Early warning signals. When people start updating their LinkedIn profiles. When frustration starts surfacing more than usual. When certain conversations get conspicuously quiet. You catch these things through informal contact long before they show up in formal channels.
The history. Every team has a history that predates you. Why certain decisions were made. What was tried before and why it failed. Where specific tensions come from. The documentation doesn’t cover this. People who were there do, if you make the space for them to talk.
The Trap of Remote Work #
Remote work made this much harder. It didn’t eliminate informal communication — it just compressed it into a smaller, more deliberate surface area.
The default mode of fully remote work is the official layer only.

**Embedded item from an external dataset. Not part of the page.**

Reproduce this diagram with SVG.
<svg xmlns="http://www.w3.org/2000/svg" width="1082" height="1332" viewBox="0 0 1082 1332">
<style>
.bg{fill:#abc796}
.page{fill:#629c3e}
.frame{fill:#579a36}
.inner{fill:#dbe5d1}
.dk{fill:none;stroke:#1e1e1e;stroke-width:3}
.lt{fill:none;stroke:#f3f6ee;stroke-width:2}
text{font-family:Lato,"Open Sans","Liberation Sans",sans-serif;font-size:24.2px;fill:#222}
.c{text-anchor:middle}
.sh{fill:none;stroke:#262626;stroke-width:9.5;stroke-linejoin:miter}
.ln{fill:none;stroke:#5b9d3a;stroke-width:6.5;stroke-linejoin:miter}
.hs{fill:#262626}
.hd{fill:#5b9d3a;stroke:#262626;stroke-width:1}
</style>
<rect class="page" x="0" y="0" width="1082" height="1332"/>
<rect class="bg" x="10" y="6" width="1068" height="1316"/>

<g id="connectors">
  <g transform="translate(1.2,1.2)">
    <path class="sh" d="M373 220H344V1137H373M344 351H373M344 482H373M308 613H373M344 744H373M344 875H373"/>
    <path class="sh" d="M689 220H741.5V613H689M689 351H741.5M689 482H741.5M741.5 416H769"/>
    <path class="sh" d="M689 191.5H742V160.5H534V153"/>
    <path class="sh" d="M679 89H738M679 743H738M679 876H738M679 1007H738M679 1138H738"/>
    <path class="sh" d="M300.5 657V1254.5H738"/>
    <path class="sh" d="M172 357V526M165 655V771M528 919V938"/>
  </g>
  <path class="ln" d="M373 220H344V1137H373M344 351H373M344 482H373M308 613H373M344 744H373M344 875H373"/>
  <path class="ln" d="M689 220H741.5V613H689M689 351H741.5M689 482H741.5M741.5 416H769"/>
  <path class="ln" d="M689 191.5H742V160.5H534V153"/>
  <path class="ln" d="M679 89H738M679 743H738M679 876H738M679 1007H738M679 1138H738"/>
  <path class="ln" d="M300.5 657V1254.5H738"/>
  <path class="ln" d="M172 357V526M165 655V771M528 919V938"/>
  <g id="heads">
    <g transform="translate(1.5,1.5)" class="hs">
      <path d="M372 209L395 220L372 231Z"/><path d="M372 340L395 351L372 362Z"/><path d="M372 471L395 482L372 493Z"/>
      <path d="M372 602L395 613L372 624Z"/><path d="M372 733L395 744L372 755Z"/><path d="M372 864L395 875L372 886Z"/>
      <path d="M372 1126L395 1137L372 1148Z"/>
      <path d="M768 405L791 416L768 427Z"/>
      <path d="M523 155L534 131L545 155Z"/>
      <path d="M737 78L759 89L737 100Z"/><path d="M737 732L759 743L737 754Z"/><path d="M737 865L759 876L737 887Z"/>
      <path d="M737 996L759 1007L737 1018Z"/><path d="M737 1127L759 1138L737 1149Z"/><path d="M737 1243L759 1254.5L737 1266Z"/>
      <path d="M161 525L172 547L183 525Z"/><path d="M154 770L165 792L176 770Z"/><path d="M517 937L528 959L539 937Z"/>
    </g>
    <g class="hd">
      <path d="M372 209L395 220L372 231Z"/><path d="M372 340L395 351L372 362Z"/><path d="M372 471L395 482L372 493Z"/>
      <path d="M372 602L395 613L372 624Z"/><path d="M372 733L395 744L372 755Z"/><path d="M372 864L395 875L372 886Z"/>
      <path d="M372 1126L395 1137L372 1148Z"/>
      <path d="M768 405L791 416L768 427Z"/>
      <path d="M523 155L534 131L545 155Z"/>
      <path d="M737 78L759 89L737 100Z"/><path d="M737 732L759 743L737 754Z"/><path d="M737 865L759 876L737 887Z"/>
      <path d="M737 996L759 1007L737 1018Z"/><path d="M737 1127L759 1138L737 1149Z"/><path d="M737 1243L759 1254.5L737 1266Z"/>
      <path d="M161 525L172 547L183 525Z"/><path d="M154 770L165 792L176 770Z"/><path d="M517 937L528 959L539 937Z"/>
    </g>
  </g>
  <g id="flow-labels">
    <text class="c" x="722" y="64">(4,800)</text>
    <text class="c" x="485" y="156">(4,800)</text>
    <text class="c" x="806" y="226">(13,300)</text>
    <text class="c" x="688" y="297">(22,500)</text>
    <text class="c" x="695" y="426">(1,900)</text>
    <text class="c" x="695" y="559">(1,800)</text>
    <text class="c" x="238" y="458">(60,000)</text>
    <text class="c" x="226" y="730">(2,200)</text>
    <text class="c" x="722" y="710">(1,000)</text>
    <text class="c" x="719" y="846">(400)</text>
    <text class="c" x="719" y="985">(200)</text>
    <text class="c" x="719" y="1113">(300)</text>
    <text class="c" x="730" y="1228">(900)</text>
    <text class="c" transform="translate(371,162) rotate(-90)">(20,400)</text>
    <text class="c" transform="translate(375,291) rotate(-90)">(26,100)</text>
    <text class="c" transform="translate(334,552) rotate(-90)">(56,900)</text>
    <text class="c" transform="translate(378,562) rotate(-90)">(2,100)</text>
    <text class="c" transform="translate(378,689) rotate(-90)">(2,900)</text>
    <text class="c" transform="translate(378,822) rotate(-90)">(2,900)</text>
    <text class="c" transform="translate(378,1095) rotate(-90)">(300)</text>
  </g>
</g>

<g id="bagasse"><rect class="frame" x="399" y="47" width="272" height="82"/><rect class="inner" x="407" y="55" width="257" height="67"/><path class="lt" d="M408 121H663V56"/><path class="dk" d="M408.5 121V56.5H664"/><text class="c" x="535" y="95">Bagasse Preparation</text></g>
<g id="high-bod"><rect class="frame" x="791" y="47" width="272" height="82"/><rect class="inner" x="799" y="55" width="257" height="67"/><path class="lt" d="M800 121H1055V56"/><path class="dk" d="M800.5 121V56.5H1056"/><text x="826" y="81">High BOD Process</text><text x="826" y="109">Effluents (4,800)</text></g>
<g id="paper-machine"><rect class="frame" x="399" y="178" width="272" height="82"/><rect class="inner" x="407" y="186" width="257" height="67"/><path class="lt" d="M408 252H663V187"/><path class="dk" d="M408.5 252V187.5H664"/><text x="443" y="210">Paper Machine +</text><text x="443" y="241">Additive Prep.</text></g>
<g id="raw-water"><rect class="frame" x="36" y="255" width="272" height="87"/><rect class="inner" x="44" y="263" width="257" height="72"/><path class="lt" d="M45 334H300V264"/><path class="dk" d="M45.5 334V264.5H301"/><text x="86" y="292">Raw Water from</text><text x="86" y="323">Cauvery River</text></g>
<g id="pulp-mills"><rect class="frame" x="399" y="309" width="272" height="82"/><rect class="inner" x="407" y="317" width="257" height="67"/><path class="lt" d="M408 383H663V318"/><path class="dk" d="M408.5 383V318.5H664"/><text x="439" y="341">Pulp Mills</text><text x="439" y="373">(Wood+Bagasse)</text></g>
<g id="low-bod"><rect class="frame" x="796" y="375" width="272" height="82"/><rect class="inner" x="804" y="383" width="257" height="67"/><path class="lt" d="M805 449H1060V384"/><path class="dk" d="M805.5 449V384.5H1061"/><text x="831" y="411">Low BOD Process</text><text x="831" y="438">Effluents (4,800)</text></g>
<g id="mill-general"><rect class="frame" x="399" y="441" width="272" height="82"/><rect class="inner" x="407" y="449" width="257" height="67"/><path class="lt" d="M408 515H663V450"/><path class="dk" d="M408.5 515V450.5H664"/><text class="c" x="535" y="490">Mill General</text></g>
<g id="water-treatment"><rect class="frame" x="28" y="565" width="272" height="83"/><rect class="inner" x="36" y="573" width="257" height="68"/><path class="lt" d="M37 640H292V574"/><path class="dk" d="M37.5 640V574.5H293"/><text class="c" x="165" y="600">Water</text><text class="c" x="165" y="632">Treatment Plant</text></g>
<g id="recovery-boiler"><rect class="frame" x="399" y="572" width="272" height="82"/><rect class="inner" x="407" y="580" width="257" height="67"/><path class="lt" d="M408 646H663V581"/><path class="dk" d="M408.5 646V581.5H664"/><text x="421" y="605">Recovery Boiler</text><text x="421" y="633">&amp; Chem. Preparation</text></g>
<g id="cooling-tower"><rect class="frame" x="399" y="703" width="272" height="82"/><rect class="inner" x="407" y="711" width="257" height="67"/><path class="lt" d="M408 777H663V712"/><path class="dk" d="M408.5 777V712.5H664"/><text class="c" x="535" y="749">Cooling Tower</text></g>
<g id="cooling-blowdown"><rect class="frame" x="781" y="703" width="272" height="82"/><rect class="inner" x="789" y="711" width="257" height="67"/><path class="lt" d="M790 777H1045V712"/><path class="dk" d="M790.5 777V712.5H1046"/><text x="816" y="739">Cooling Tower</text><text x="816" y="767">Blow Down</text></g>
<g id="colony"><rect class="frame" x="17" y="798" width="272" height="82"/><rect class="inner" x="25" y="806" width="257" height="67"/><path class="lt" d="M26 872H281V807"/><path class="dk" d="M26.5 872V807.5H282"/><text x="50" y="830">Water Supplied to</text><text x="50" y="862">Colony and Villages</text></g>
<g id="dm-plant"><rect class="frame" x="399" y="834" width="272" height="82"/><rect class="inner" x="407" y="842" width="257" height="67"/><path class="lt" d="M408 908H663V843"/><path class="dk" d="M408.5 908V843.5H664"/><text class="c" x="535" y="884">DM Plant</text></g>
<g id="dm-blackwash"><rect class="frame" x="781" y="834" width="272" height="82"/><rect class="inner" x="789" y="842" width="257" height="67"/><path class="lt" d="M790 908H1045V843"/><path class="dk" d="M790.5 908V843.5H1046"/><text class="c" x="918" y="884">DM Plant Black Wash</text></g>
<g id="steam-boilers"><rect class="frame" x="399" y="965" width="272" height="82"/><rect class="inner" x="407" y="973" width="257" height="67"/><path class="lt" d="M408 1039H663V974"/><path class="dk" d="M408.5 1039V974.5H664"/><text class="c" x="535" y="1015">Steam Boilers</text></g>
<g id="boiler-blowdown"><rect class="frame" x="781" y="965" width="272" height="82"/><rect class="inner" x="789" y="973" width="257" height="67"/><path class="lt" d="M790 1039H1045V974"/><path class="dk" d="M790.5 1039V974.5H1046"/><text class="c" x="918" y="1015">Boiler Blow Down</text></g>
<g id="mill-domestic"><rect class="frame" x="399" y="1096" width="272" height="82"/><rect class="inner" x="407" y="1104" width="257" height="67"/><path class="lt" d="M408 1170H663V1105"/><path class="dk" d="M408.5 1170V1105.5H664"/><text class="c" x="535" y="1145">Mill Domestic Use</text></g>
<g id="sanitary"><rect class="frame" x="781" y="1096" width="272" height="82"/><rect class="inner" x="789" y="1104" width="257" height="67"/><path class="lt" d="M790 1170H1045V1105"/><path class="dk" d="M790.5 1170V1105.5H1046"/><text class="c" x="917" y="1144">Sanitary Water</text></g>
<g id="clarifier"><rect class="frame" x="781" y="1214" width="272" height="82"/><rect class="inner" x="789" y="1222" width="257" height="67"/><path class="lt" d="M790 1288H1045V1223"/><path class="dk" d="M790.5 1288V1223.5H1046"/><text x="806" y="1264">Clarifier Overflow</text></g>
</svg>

Async Slack messages, documented decisions, structured meetings. Everything is on the record, everything is searchable, everything is potentially reviewable. That’s fine for execution. It’s terrible for understanding what’s really going on.

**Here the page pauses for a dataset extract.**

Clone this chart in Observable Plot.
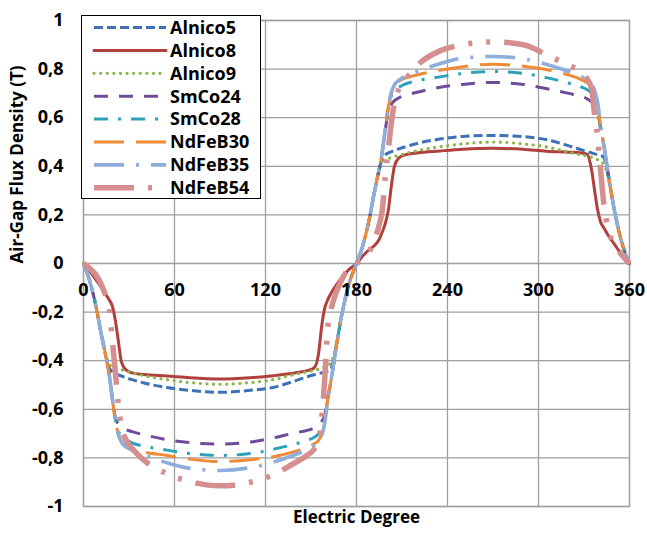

The developers who stay plugged into what’s actually happening at remote companies are the ones who deliberately cultivate informal channels. The watercooler Slack channels that actually get used. The no-agenda coffee chats. The end-of-meeting five minutes where people actually talk. The DM threads that run alongside the official project channels.

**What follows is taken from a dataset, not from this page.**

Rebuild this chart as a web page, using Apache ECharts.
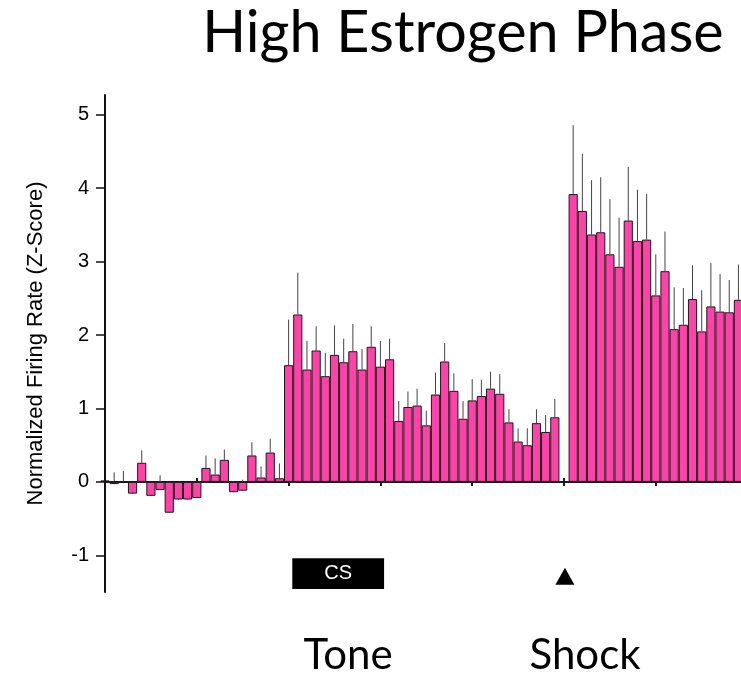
<!DOCTYPE html>
<html>
<head>
<meta charset="utf-8">
<title>High Estrogen Phase</title>
<script src="https://cdn.jsdelivr.net/npm/echarts@6/dist/echarts.min.js"></script>
<style>
  html, body { margin: 0; padding: 0; background: #fff; }
  #chart { width: 741px; height: 677px; }
</style>
</head>
<body>
<div id="chart"></div>
<script>
// Time bins (bin index along the trial)
const bins = [
  0, 1, 2, 3, 4, 5, 6, 7, 8, 9,
  10, 11, 12, 13, 14, 15, 16, 17, 18, 19,
  20, 21, 22, 23, 24, 25, 26, 27, 28, 29,
  30, 31, 32, 33, 34, 35, 36, 37, 38, 39,
  40, 41, 42, 43, 44, 45, 46, 47, 48, 49,
  50, 51, 52, 53, 54, 55, 56, 57, 58, 59,
  60, 61, 62, 63, 64, 65, 66, 67, 68, 69
];

// Mean normalized firing rate (Z-score) per bin; the shock bin is excluded
const meanZ = [
  0.02, -0.03, 0.00, -0.16, 0.26, -0.19, -0.11, -0.42, -0.24, -0.24,
  -0.22, 0.19, 0.10, 0.30, -0.14, -0.12, 0.36, 0.06, 0.40, 0.05,
  1.59, 2.28, 1.53, 1.79, 1.44, 1.73, 1.63, 1.78, 1.53, 1.84,
  1.57, 1.67, 0.83, 1.02, 1.04, 0.77, 1.19, 1.64, 1.24, 0.86,
  1.11, 1.17, 1.27, 1.20, 0.81, 0.55, 0.50, 0.80, 0.68, 0.88,
  null, 3.92, 3.69, 3.37, 3.40, 3.10, 2.93, 3.56, 3.28, 3.30,
  2.54, 2.87, 2.08, 2.14, 2.49, 2.05, 2.39, 2.32, 2.31, 2.48
];

// Standard error of the mean per bin
const semZ = [
  0.00, 0.16, 0.15, 0.14, 0.17, 0.10, 0.20, 0.31, 0.17, 0.17,
  0.10, 0.17, 0.22, 0.14, 0.15, 0.15, 0.18, 0.15, 0.19, 0.20,
  0.62, 0.57, 0.39, 0.33, 0.32, 0.40, 0.32, 0.37, 0.28, 0.28,
  0.35, 0.28, 0.27, 0.21, 0.23, 0.20, 0.30, 0.25, 0.24, 0.24,
  0.29, 0.22, 0.23, 0.27, 0.18, 0.18, 0.23, 0.19, 0.23, 0.25,
  null, 0.94, 0.78, 0.74, 0.75, 0.75, 0.67, 0.73, 0.70, 0.62,
  0.56, 0.54, 0.57, 0.50, 0.46, 0.56, 0.59, 0.51, 0.44, 0.48
];

// Axis ticks
const yTicks = [-1, 0, 1, 2, 3, 4, 5];
const xTicks = [10, 20, 30, 40, 50, 60];

// Stimulus annotations (in bin / Z-score units)
const csWindow = [20.4, 30.4];
const csRow = [-1.04, -1.46];
const shockBin = 50.1;
const shockRow = -1.285;

const axisFont = 'Liberation Sans, Arial, sans-serif';
const slideFont = 'Lato, "Open Sans", sans-serif';

const barData = bins.map((b, i) => [b, meanZ[i]]);
const errData = bins
  .map((b, i) => [b, meanZ[i], semZ[i]])
  .filter(d => d[1] !== null && d[2] > 0);

const chart = echarts.init(document.getElementById('chart'), null, { renderer: 'canvas' });

const xBase = {
  type: 'value',
  min: 0,
  max: 69.28,
  axisLabel: { show: false },
  splitLine: { show: false },
  axisLine: { show: true, onZero: true, onZeroAxisIndex: 0, lineStyle: { color: '#1a1a1a', width: 2 } },
  axisTick: { show: true, length: 4, customValues: xTicks, lineStyle: { color: '#1a1a1a', width: 2 } }
};

chart.setOption({
  animation: false,
  backgroundColor: '#fff',
  grid: { left: 105, right: 0, top: 95, bottom: 85, containLabel: false, outerBoundsMode: 'none' },
  xAxis: [
    Object.assign({}, xBase, { position: 'bottom' }),
    Object.assign({}, xBase, { position: 'top' })
  ],
  yAxis: {
    type: 'value',
    min: -1.5,
    max: 5.27,
    splitLine: { show: false },
    axisLine: { show: true, onZero: false, lineStyle: { color: '#111', width: 2 } },
    axisTick: { show: true, length: 9, customValues: yTicks, lineStyle: { color: '#111', width: 1.5 } },
    axisLabel: {
      customValues: yTicks,
      margin: 16,
      color: '#000',
      fontSize: 20,
      fontFamily: axisFont
    },
    name: 'Normalized Firing Rate (Z-Score)',
    nameLocation: 'middle',
    nameGap: 58,
    nameTextStyle: { color: '#000', fontSize: 22, fontFamily: axisFont }
  },
  series: [
    {
      type: 'bar',
      xAxisIndex: 0,
      yAxisIndex: 0,
      data: barData,
      barWidth: '100%',
      itemStyle: { color: '#ff42a8', borderColor: '#1a1a1a', borderWidth: 1 },
      emphasis: { disabled: true },
      markArea: {
        silent: true,
        itemStyle: { color: '#000', opacity: 1 },
        label: { show: true, position: 'inside', color: '#fff', fontSize: 20, fontFamily: axisFont },
        data: [[
          { name: 'CS', xAxis: csWindow[0], yAxis: csRow[0] },
          { xAxis: csWindow[1], yAxis: csRow[1] }
        ]]
      },
      markPoint: {
        silent: true,
        symbol: 'triangle',
        symbolSize: [19, 17],
        itemStyle: { color: '#000' },
        label: { show: false },
        data: [{ coord: [shockBin, shockRow] }]
      }
    },
    {
      type: 'custom',
      xAxisIndex: 0,
      yAxisIndex: 0,
      data: errData,
      silent: true,
      renderItem: function (params, api) {
        const x = api.value(0);
        const m = api.value(1);
        const e = api.value(2);
        const p0 = api.coord([x, m]);
        const p1 = api.coord([x, m + e]);
        return {
          type: 'line',
          shape: { x1: p0[0], y1: p0[1], x2: p1[0], y2: p1[1] },
          style: { stroke: '#444', lineWidth: 1 }
        };
      }
    }
  ],
  graphic: [
    {
      type: 'text',
      x: 463, y: 33,
      style: { text: 'High Estrogen Phase', fill: '#000', fontSize: 57.5, fontFamily: slideFont, align: 'center', verticalAlign: 'middle' }
    },
    {
      type: 'text',
      x: 348, y: 655,
      style: { text: 'Tone', fill: '#000', fontSize: 42, fontFamily: slideFont, align: 'center', verticalAlign: 'middle' }
    },
    {
      type: 'text',
      x: 585, y: 655,
      style: { text: 'Shock', fill: '#000', fontSize: 42, fontFamily: slideFont, align: 'center', verticalAlign: 'middle' }
    }
  ]
});
</script>
</body>
</html>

If you’re fully remote and the only communication you’re having is official, task-oriented communication, you are operating blind. You’re getting the press release version of your organization, not the reality.
Listening More Than You Talk #
Here’s the part that most developers get wrong about informal information networks: it’s not about broadcasting, it’s about receiving.
The goal isn’t to gossip or to position yourself as the person who knows things. The goal is to understand the actual environment you’re operating in. That requires a different skill than most developers practice: genuine listening.
When someone is venting about a frustrating situation, the instinct is to problem-solve or redirect. Resist that. They’re not always looking for a solution. Sometimes they’re revealing something important about how the organization actually works, and if you jump straight to solutions, you cut off the signal.
Ask more questions. Let silences breathe. The person who asks a good question and then actually waits for the answer gets more information than the person filling every pause with their own opinions.
What to Do With What You Learn #
The point of understanding the informal layer is not political maneuvering. It’s calibration.
Knowing what’s actually happening helps you make better decisions. Which team to build relationships with. Which projects have actual executive support versus performative backing. Which problems are genuinely valued versus which are busy work. Where the organization is heading versus where it says it’s heading.
It also helps you avoid expensive mistakes. The new developer who charges into a political minefield they didn’t know existed because they were only working from official information. The engineer who optimizes for a metric that the company has already quietly decided to deprioritize. The senior hire who aligns with the executive who’s actually already on their way out.
None of these disasters are inevitable. They’re usually just the result of working from incomplete information.
A Simple Practice #
Make it a habit to have at least one non-task-oriented conversation per day with a colleague. Not a meeting. Not a Slack thread with a question. An actual conversation where you don’t have an agenda other than talking to a human.
It can be brief. It doesn’t have to be deep. “How’s the project going” can unlock things that no amount of reading tickets and Slack history will tell you.
The people who understand their organizations — and therefore navigate them well — aren’t necessarily the most politically savvy. Often they’re just the ones who bothered to pay attention to what was happening outside the formal channels.
Go outside. Talk to people. Listen more than you talk.
The information is out there. Most of it is being said out loud, all the time. You just have to be in proximity to hear it.